The new Obama arrangement brought the State Department (but not the Pentagon) into the diplomatic process. In theory, the S&ED would balance the business interests that had dominated China policy with a true strategic element that could look at what Beijing was doing with the capital, technology and production capacity that the business model had given it. The core concept remained, however, to forge “a positive, cooperative and comprehensive relationship with Beijing” as it expanded into a global power. As Clinton and Geithner wrote:

“Simply put, few global problems can be solved by the U.S. or China alone. And few can be solved without the U.S. and China together…..the solution to nonproliferation challenges turn in large measure on cooperation between the U.S. and China.”

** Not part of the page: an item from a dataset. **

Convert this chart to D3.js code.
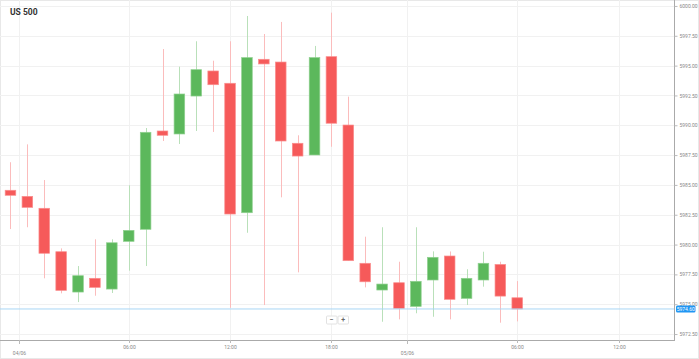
<!DOCTYPE html>
<html lang="en">

<head>
  <meta charset="UTF-8">
  <title>US 500</title>
  <script src="https://d3js.org/d3.v7.min.js"></script>
  <style>
    body {
      margin: 0;
      background-color: white;
      font-family: Roboto, 'Open Sans', sans-serif;
    }

    svg {
      display: block;
    }
  </style>
</head>

<body>
  <script>
    // hourly candles, index 0 = 03/06 23:00
    const opens = [5984.55, 5984.04, 5983.04, 5979.40, 5976.02, 5977.17, 5976.27, 5980.27, 5981.28, 5989.52,
      5989.27, 5992.45, 5994.55, 5993.52, 5982.67, 5995.53, 5995.30, 5988.49, 5987.51, 5995.75,
      5990.02, 5978.43, 5976.19, 5976.80, 5974.82, 5977.03, 5979.04, 5975.49, 5977.03, 5978.33, 5975.54];
    const highs = [5986.90, 5988.40, 5985.41, 5979.68, 5978.20, 5980.44, 5980.44, 5984.97, 5989.77, 5996.39,
      5994.91, 5997.04, 5995.41, 5997.04, 5999.16, 5997.65, 5998.66, 5989.16, 5996.65, 5999.44,
      5992.40, 5980.66, 5981.45, 5978.56, 5981.45, 5979.43, 5979.42, 5977.93, 5979.40, 5978.56, 5976.94];
    const lows = [5981.30, 5981.45, 5977.17, 5975.91, 5975.18, 5975.71, 5975.94, 5977.81, 5978.20, 5988.68,
      5988.43, 5989.52, 5989.44, 5974.70, 5980.99, 5974.93, 5983.96, 5977.67, 5987.51, 5988.20,
      5978.65, 5976.41, 5973.53, 5973.73, 5974.24, 5973.95, 5973.73, 5974.93, 5976.47, 5973.45, 5973.56];
    const closes = [5984.13, 5983.12, 5979.27, 5976.16, 5977.39, 5976.41, 5980.15, 5981.19, 5989.41, 5989.16,
      5992.62, 5994.66, 5993.40, 5982.56, 5995.67, 5995.14, 5988.68, 5987.42, 5995.67, 5990.17,
      5978.65, 5976.88, 5976.69, 5974.65, 5976.92, 5978.93, 5975.41, 5977.17, 5978.43, 5975.68, 5974.60];

    const lastPrice = 5974.60;

    // x axis ticks (candle index) and labels
    const tickPos = [0.5, 7, 13, 19, 23.5, 30, 36];
    const tickLabels = ["04/06", "06:00", "12:00", "18:00", "05/06", "06:00", "12:00"];
    const tickIsDate = [true, false, false, false, true, false, false];

    const yTicks = d3.range(5972.5, 6000.01, 2.5);

    const candles = opens.map((o, i) => ({ i, o, h: highs[i], l: lows[i], c: closes[i] }));

    const width = 699, height = 359;
    const plotRight = 674, plotBottom = 340;

    const svg = d3.select("body").append("svg")
      .attr("width", width)
      .attr("height", height);

    // outer frame
    svg.append("rect")
      .attr("x", 0.5).attr("y", 0.5)
      .attr("width", width - 1).attr("height", height - 1)
      .attr("fill", "white")
      .attr("stroke", "#e8e8e8");

    const x = d3.scaleLinear().domain([-0.62, 39.28]).range([0, plotRight]);
    const y = d3.scaleLinear().domain([5972.0, 6000.5]).range([plotBottom, 0]);
    const bodyW = 10.6;

    // grid
    svg.append("g").selectAll("line")
      .data(yTicks)
      .enter().append("line")
      .attr("x1", 0).attr("x2", plotRight)
      .attr("y1", d => Math.round(y(d)) + 0.5).attr("y2", d => Math.round(y(d)) + 0.5)
      .attr("stroke", "#f1f1f1");

    svg.append("g").selectAll("line")
      .data(tickPos)
      .enter().append("line")
      .attr("x1", d => Math.round(x(d)) + 0.5).attr("x2", d => Math.round(x(d)) + 0.5)
      .attr("y1", 0).attr("y2", plotBottom)
      .attr("stroke", "#f1f1f1");

    // title
    svg.append("text")
      .attr("x", 10).attr("y", 15)
      .attr("font-size", 8.5)
      .attr("font-weight", "bold")
      .attr("fill", "#333")
      .text("US 500");

    // wicks
    svg.append("g").selectAll("line")
      .data(candles)
      .enter().append("line")
      .attr("x1", d => Math.round(x(d.i)) + 0.5).attr("x2", d => Math.round(x(d.i)) + 0.5)
      .attr("y1", d => y(d.h)).attr("y2", d => y(d.l))
      .attr("stroke", d => d.c >= d.o ? "#b9e0b9" : "#fbbcbc")
      .attr("stroke-width", 1);

    // bodies
    svg.append("g").selectAll("rect")
      .data(candles)
      .enter().append("rect")
      .attr("x", d => x(d.i) - bodyW / 2)
      .attr("width", bodyW)
      .attr("y", d => y(Math.max(d.o, d.c)))
      .attr("height", d => Math.max(1, Math.abs(y(d.o) - y(d.c))))
      .attr("fill", d => d.c >= d.o ? "#5cb85c" : "#f65a5a")
      .attr("stroke", d => d.c >= d.o ? "#8fd08f" : "#fa8e8e")
      .attr("stroke-width", 0.7);

    // last price line
    svg.append("line")
      .attr("x1", 0).attr("x2", plotRight)
      .attr("y1", y(lastPrice)).attr("y2", y(lastPrice))
      .attr("stroke", "#a9d6f5")
      .attr("stroke-width", 1);

    // y axis on the right
    const yAxis = svg.append("g")
      .attr("transform", `translate(${plotRight + 0.5},0)`)
      .call(d3.axisRight(y).tickValues(yTicks).tickSize(3).tickPadding(2).tickFormat(d3.format(".2f")));
    yAxis.select(".domain").attr("stroke", "#aaa").attr("d", `M0,0V${plotBottom}`);
    yAxis.selectAll(".tick line").attr("stroke", "#bbb");
    yAxis.selectAll("text").attr("font-size", 5).attr("fill", "#888").attr("font-family", "Roboto, sans-serif");

    // price tag
    const tag = svg.append("g").attr("transform", `translate(${plotRight + 2},${y(lastPrice)})`);
    tag.append("rect")
      .attr("x", 0).attr("y", -3.6)
      .attr("width", 19.5).attr("height", 7.2)
      .attr("rx", 1.5)
      .attr("fill", "#2196f3");
    tag.append("text")
      .attr("x", 9.75).attr("y", 1.8)
      .attr("text-anchor", "middle")
      .attr("font-size", 5)
      .attr("fill", "white")
      .text(d3.format(".2f")(lastPrice));

    // x axis
    svg.append("line")
      .attr("x1", 0).attr("x2", plotRight + 1)
      .attr("y1", plotBottom + 0.5).attr("y2", plotBottom + 0.5)
      .attr("stroke", "#aaa");

    const xt = svg.append("g").selectAll("g")
      .data(tickPos)
      .enter().append("g")
      .attr("transform", d => `translate(${Math.round(x(d)) + 0.5},${plotBottom})`);
    xt.append("line")
      .attr("y1", 0).attr("y2", (d, i) => tickIsDate[i] ? 4 : 3)
      .attr("stroke", "#bbb");
    xt.append("text")
      .attr("y", (d, i) => tickIsDate[i] ? 14.5 : 8.5)
      .attr("text-anchor", "middle")
      .attr("font-size", 5)
      .attr("fill", "#888")
      .text((d, i) => tickLabels[i]);

    // zoom buttons
    const zb = svg.append("g").attr("transform", "translate(326,315.5)");
    ["−", "+"].forEach((s, k) => {
      zb.append("rect")
        .attr("x", k * 11.5 + 0.5).attr("y", 0.5)
        .attr("width", 10.5).attr("height", 8)
        .attr("rx", 1)
        .attr("fill", "white")
        .attr("stroke", "#e2e2e2");
      zb.append("text")
        .attr("x", k * 11.5 + 5.75).attr("y", 6.8)
        .attr("text-anchor", "middle")
        .attr("font-size", 7)
        .attr("font-weight", "bold")
        .attr("fill", "#666")
        .text(s);
    });
  </script>
</body>

</html>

There was no mention of North Korea or Iran by name in regard to nuclear proliferation, but it has been clear for many years that Washington is reluctant to press Beijing on issues like the trade deficit because it wants Chinese help controlling the rogue states that Beijing supports. At the same time, though, the U.S. is afraid to press China too hard on the rogue states out of fear of retaliation against American business interests.

In his testimony to the Senate and House foreign relations committees last October, David Loevinger, the Treasury’s Executive Secretary and Senior Coordinator for China Affairs & the Strategic and Economic Dialogue, said, “We will continue to encourage the Chinese to strengthen efforts to counter the threat of North Korea and Iran’s nuclear weapons program.” But that was his only mention of non-proliferation efforts in his long, prepared statement that concentrated on the Chinese business model of recycling the U.S. trade deficit into purchases of mounting Treasury debt.

While Beijing has been blocking actions by others against Iran, its aid to Tehran have been increasing. China-Iran trade reached $29 billion 2008, a nearly 40 percent increase over 2007. China imports oil from Iran and pays for it with exports of manufactured goods and equipment. Over 100 state-owned Chinese corporations operate in Iran, with investments concentrated on energy development (both oil and natural gas) and infrastructure construction, including dams, airfields, shipyards, and ports. China is mining titanium and planning new rail lines. Beijing is undermining UN and U.S. sanctions rather than being held accountable. China is being allowed to profit from its policy rather than being made to pay a price for supporting Tehran.

This seems unlikely to change. The Treasury, with its business model of foreign relations, still seems in charge of China policy. The Treasury’s Office of Foreign Assets Control is responsible for enforcing the sanctions on Iran and on those who do business with the Tehran regime, yet current economic sanctions on Iran are not even being enforced when it comes to Chinese firms trading in the United States. According to a recent Wall Street Journal report:

“Chinese companies banned from doing business in the U.S. for allegedly selling missile technology to Iran continue to do a brisk trade with American companies, according to an analysis of shipping records.”

Of particular note was state-owned China Precision Machinery Import-Export Corp., which made nearly 300 illegal shipments to U.S. firms since a ban was imposed on CPMIEC and its affiliates in mid-2006. The WSJ reported:

“The CPMIEC shipments, worth millions of dollars, include everything from anchors and drilling equipment to automobile parts and toys. In many cases, CPMIEC acted as a shipping intermediary — activity also banned under a 2006 presidential order.”

President Obama continues to say that it would be unacceptable for Iran to develop a nuclear weapons capability. But the policy of relying on China to constrain Tehran is as much a failure today as it was during the Bush Administration. A large factor in that failure over the last seven years has been to trust the Treasury Department to get the job done. The Iran threat and its Chinese sponsor are national security issues and should be entrusted to departments that have national security as their prime function. In the end, it will likely be the Pentagon that will have to settle the score.